A Life Worth Saving
Unsolicited Thoughts on A Quiet Place Pt.2 and the Innate Value of Human Life
As more and more movies are made to make money in overseas markets, leading to Hollywood icons selling out to the communist party line (exhibit A: John Cena apologizing, in mandarin, for calling Taiwan a country) it is quite refreshing to see a movie made with purpose.
After the success of A Quiet Place (2018), John Krasinski, who directed and starred in the film noted in interviews that he never intended to do a sequel, but captivated by an idea to extend the story, he felt a duty to make Part 2.
Much can, and I hope will, be written about this movie as others digest the film and offer their perspectives. Themes on the necessity of community, value of strong parents, and courage in the midst of adversity, all figure into what makes this film a MUST SEE.
However, I want to take a different path. A Quiet Place Part 2 continues another thread from the first film worthy of further exploration: the understanding that every life has intrinsic value.
Present from the first film is the Abbott family’s young baby. This child is born into possibly the most hostile environment for a child imaginable, a world where one fit of crying at any time could spell destruction for the entire family. Yet, there is never a discussion to whether the baby is too much of a risk. Instead, the family bands together and finds resourceful ways to mitigate the risk knowing full-well one outburst could be deadly.
Another character, introduced in the new film, emphasizes the level of desperation when he says, “some people aren’t worth saving”. (Context omitted to prevent spoilers) Highlighting a deadly nihilism fostered by scarcity and despair. This character acts as the foil to the family’s spirit of hope.
These two differing approaches, with one trudging forward despite the added danger of bringing along an infant and the other hunkered down, depressed, living in a zero-sum game, set the stage for a major contrast in the movie.
However, this divide is not only present in the fictional world of A Quiet Place.
An insidious lie has seeped into our culture since the late 19th century with the growth of the eugenics movement claiming that for societies to remain stable, they must pursue policies that aim at what they call Zero Population Growth. According to a publication by Population Connection, one of the purveyors of this policy, “Zero population growth refers to a population that is unchanging — it is neither growing, nor declining; the growth rate is zero.” Pretty simply put, they want the number of babies born to be roughly equal to the number of deaths in a society in a given year.
Now, why is population control such a flawed concept and what does it have to do with A Quiet Place?
First off, we have seen what application of this principle has led to in practice. In China, the one-child (now two-child) policy has wreaked havoc on families across the country and foreshadowed the genocide happening to the Uighurs of Xinjiang today. The documentary, One Child Nation, does a terrific job spotlighting the horrors that were internally justified by arbitrary goals on birth rates leading to family separation and widespread, coercive actions by the state to use fear to control its citizens. The United States has laws on the books that remove funding from organizations that are involved in these efforts at the discretion of the President. To date, President Biden has yet to use these provisions despite evidence of genocide in Xinjiang.

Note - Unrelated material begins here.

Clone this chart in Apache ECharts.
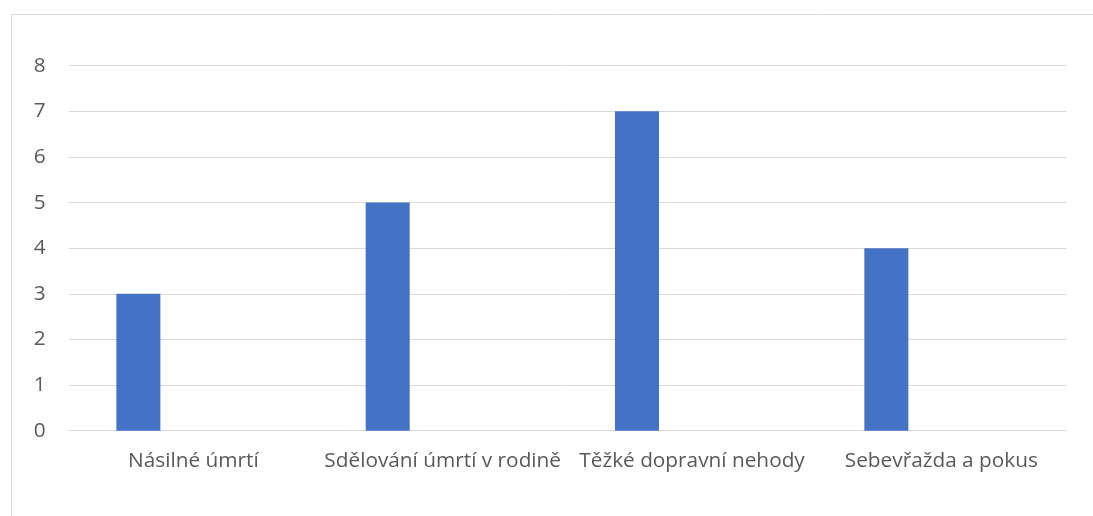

Next, once governments have taken the reins to encourage fewer births, data shows that these nations begin to discriminate in which children should be born. Nowhere is this more apparent in the West than in the Nordic countries such as Denmark. This issue received more attention when an Atlantic article ran with this headline: “THE LAST CHILDREN OF DOWN SYNDROME, Prenatal testing is changing who gets born and who doesn’t. This is just the beginning.” Since earlier studies finding Denmark had cut down syndrome births in half using prenatal testing, more recent articles cite figures that only 18 children with down syndrome were born in 2019.’
Finally, this concept has taken root in our institutions, entrenching opposition to policies that seek to promote healthy family formation. Such entities as the Office of Population Affairs at the US Department of Health and Human Services and the United Nations Population Fund (UNFPA) both actively stifle efforts at home and abroad to promote families and instead promote ill-founded notions of “family planning” that essentially mean promoting abortion. Initiatives to redirect resources from these population programs to life-affirming care for women and children were opposed by groups like the United Nations Foundation because of a belief in this problematic concept of population control.
Now, in this broader cultural context, it is clearer how A Quiet Place takes a different approach. Refusing to cede that a child’s value is dictated by the circumstances of its birth, the film runs countercultural to a very strong, insidious school of thought. The Abbott family sticks together even when society is in tatters. Throughout the film, Krasinski restores humanity to a world ravaged by monsters with a constant theme: life is worth saving.
Life is not a cost-benefit analysis; families are fundamental; strong parenting is key; the success sequence is real. These should not be controversial statements. In a well-ordered society, they aren’t.
I will stop my ramblings now and end with one ask: go see the movie, it’s well-worth your time and if you can, go see it in theaters. The better response to a movie with a real message, the better the chance, however slight, Hollywood might take notice.